# Shannon capacity with distribution different from Gaussian

If I understand correctly, in AWGN channel, for a given SNR, there is a code for $M$ input codeword $\mathbf{X}_{i, 1 \leq i \leq M}$ that $$\lim_{n \to \infty} R=\lim_{n \to \infty}\frac{\log(M)}{n} =\log(1+SNR)$$

(where $n$ is the length of $\mathbf{X}_i$) if $\mathbf{X}_i$ is drawn from multivariate Normal distribution.

However, I don't know if $\mathbf{X}_i$ is not Normal, does the Shannon channel coding theorem hold ?
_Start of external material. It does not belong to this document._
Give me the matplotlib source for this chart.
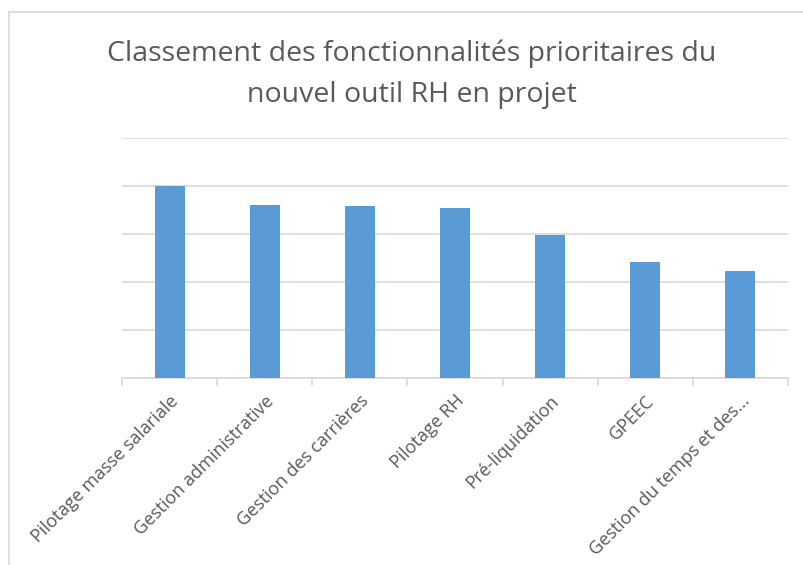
import matplotlib
matplotlib.use("Agg")
import matplotlib.pyplot as plt
from matplotlib.lines import Line2D

# data (no value axis shown)
categories = ["Pilotage masse salariale", "Gestion administrative", "Gestion des carrières",
              "Pilotage RH", "Pré-liquidation", "GPEEC", "Gestion du temps et des..."]
scores = [4.0, 3.6, 3.58, 3.54, 2.97, 2.41, 2.23]

title_lines = ["Classement des fonctionnalités prioritaires du", "nouvel outil RH en projet"]

bar_color = "#5B9BD5"
grid_color = "#D9D9D9"
text_color = "#595959"

plt.rcParams['font.family'] = ['Open Sans', 'DejaVu Sans']

fig = plt.figure(figsize=(8.04, 5.65), dpi=100)
W, H = 804, 565
ax = fig.add_axes([122 / W, 1 - 378 / H, (788 - 122) / W, (378 - 138) / H])

x = range(len(categories))
ax.bar(x, scores, width=0.315, color=bar_color, zorder=3)

ax.set_xlim(-0.5, len(categories) - 0.5)
ax.set_ylim(0, 5)
ax.set_yticks(range(0, 6))
ax.yaxis.grid(True, color=grid_color, linewidth=1.2, zorder=0)
ax.tick_params(axis='y', left=False, labelleft=False)

for s in ["top", "right", "left"]:
    ax.spines[s].set_visible(False)
ax.spines["bottom"].set_color(grid_color)
ax.spines["bottom"].set_linewidth(1.2)

# category labels at centres, tick marks at boundaries
ax.set_xticks(list(x))
ax.set_xticklabels(categories, rotation=45, ha='right', rotation_mode='anchor',
                   fontsize=13, color=text_color)
ax.tick_params(axis='x', length=0, pad=10)
ax.set_xticks([i - 0.5 for i in range(len(categories) + 1)], minor=True)
ax.tick_params(axis='x', which='minor', length=6, color=grid_color, width=1.2)

# title, two lines placed by baseline
for line, base in zip(title_lines, [61, 102]):
    fig.text(0.512, 1 - base / H, line, ha='center', va='baseline', fontsize=20.5,
             color=text_color)

# chart border (top and left edges visible)
fig.add_artist(Line2D([9 / W, 1], [1 - 12 / H, 1 - 12 / H], transform=fig.transFigure,
                      color=grid_color, linewidth=1.2))
fig.add_artist(Line2D([9 / W, 9 / W], [0, 1 - 12 / H], transform=fig.transFigure,
                      color=grid_color, linewidth=1.2))

fig.savefig("out.png", dpi=100, facecolor="white")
• AFAIK, the derivation of the formula $C=\log_2(1+\mathrm{SNR})$ uses the fact that the input is normally distributed. I don't know if there is a more generic proof, though. Is that what you are asking for? – Tendero Jan 23 '18 at 14:16
• You could think about it this way: every channel+encoder+decoder system has a capacity. When the noise is Gaussian and the input distribution is also Gaussian, then the capacity is the formula you provided. When these things change, the formula for the capacity will also change. – MBaz Jan 23 '18 at 18:58
• @Tendero yes the formula is given by taking Normal inputs. I want to ask the inverse that if the input is not Normal, can we prove that the rate is always lower the $C$ ? Because $C$ is taken by maximizing over all input distribution. – Sabrina Cantu Jan 27 '18 at 11:49
• @MBaz thanks, I wanted to talk about the case that the rate is maximized over all possible input distributions and all possible encoder-decoder pairs. – Sabrina Cantu Jan 27 '18 at 11:50
• @SabrinaCantu If the distribution is not normal, then the maximum rate is less than $C$. – MBaz Jan 27 '18 at 17:13

The more general definition of the capacity $C$ is $$C = \sup_{p_X(x)} \mathbf{I}(\mathbf{X};\mathbf{Y})$$ where $\mathbf{I}$ denotes the Mutual Information, $\mathbf{X}$ is the input to the channel and $\mathbf{Y}$ is the output of the channel, and the supremum is taken over all possible input distributions $p_X(x)$.